Dancing With Myself by Billy Idol (Touchstone, $28)

MTV worked for and against British dance-rocker Billy Idol. He became a video star thanks, in part, to his curled-upper-lip sneer, but that stardom somewhat diluted the street-punk credibility he had earned with his former band, Generation X. This memoir covers the hedonism of those early years and reveals a singer trying to come to terms with a disapproving father as well as a maturing rock star striving to remain creatively engaged.

Through the Eye of the Tiger by Jim Peterik (BenBella Books, $16.95 paperback)

The title refers to Peterik’s Grammy-winning tenure in Survivor, but this entertaining memoir also covers his time in the Ides of March, the Chicago-area garage rockers in the late 1960s who had a huge hit (1970’s “Vehicle”) and brushed shoulders with Led Zeppelin and Janis Joplin along the way. His pages bring to life what it was like being teenagers suddenly catapulted into rock ‘n’ roll stardom — cruising down Cermak Road and waiting for their single to play on WLS-AM is a vivid memory — and Peterik also provides advice to young bands. (“Never play an encore unless the crowd demands it.”)

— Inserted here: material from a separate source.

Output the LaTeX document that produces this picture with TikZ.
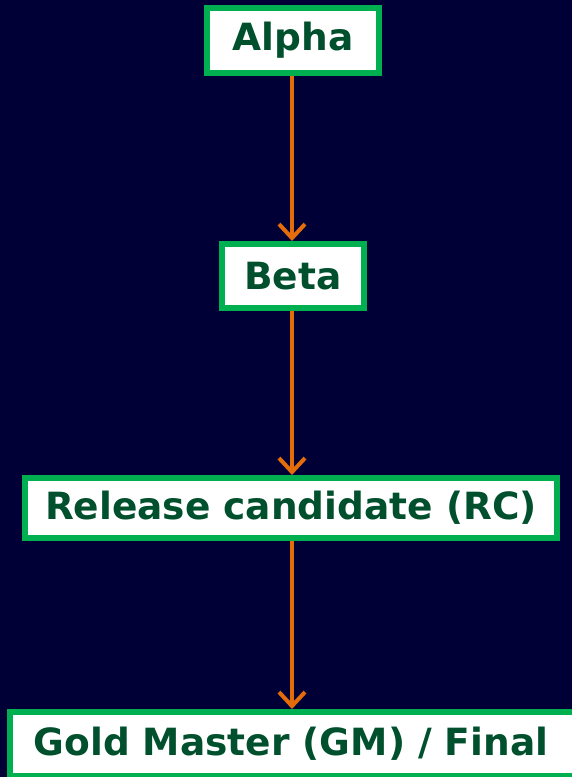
\documentclass[tikz,border=0pt]{standalone}
\usepackage{fontspec}
\setmainfont{DejaVu Sans}
\usetikzlibrary{arrows.meta,positioning}
\usepackage{xcolor}
\definecolor{navybg}{HTML}{000036}
\definecolor{stagegreen}{HTML}{00B050}
\definecolor{stagetext}{HTML}{00502D}
\definecolor{flow}{HTML}{E46C0A}

\begin{document}
\begin{tikzpicture}[x=1pt, y=-1pt,
  stage/.style={draw=stagegreen, line width=6pt, fill=white, text=stagetext,
    font=\fontsize{37.5}{44}\selectfont\bfseries, inner sep=0pt},
  flowarrow/.style={draw=flow, line width=4pt,
    -{Straight Barb[length=14pt, width=26pt, line width=4pt]}}
]
  % Background
  \fill[navybg] (0,0) rectangle (572,777);
  \useasboundingbox (0,0) rectangle (572,777);
  \clip (0,0) rectangle (572,777);

  % Nodes
  \node[stage, minimum width=172pt, minimum height=65pt] (alpha) at (293,40.5) {Alpha};
  \node[stage, minimum width=142pt, minimum height=64pt] (beta) at (293,276) {Beta};
  \node[stage, minimum width=532pt, minimum height=60pt] (rc) at (291,508) {Release candidate (RC)};
  \node[stage, minimum width=590pt, minimum height=64pt] (gm) at (305,744) {\hspace*{-28pt}Gold Master (GM) / Final};

  % Arrows
  \draw[flowarrow] (alpha.south -| 292,0) -- (beta.north -| 292,0);
  \draw[flowarrow] (beta.south -| 292,0) -- (rc.north -| 292,0);
  \draw[flowarrow] (rc.south -| 292,0) -- (gm.north -| 292,0);
\end{tikzpicture}
\end{document}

Respect: The Life of Aretha Franklin by David Ritz (Little, Brown, $30)

This prolific music biographer dives deep into the Queen of Soul’s life, taking more than 500 pages to tell her rags-to-riches story starting in Detroit in the early 1960s and covering highs and tragic lows over the decades to come. Ritz collaborated with Franklin on an authorized biography in 1999, so this follow-up, without her involvement but featuring fresh interviews with family members and collaborators, holds the promise of fresh revelations about this icon.

Parchman Farm: Photographs and Field Recordings, 1947-1959 by Alan Lomax (Dust-to-Digital, $35)

The late folklorist is a totem in American field recording, and this stylish book features both his black-and-white and color photography from the Mississippi State Penitentiary at Parchman, where he recorded work songs, the blues, spirituals and other music by chain gang laborers. The majority of these haunting photographs have not seen the light of day, and there are also two CDs of Lomax recordings, about a third of which had never been released.

Jerry Lee Lewis: His Own Story by Rick Bragg (Harper, $27.99)

There is no living rock ‘n’ roll contradiction greater than Jerry Lee Lewis, and author Rick Bragg gives the firebrand piano pounder and vocalist an opportunity to tell his story in a way that moves him past the cartoonish image he holds in contemporary pop culture. This book spans 500 pages, but all of it is necessary to tell a story that starts in poverty-stricken, Depression-era Louisiana and travels across the Bible Belt during a cultural shift that he helped create. This is epic Southern storytelling at its most gripping.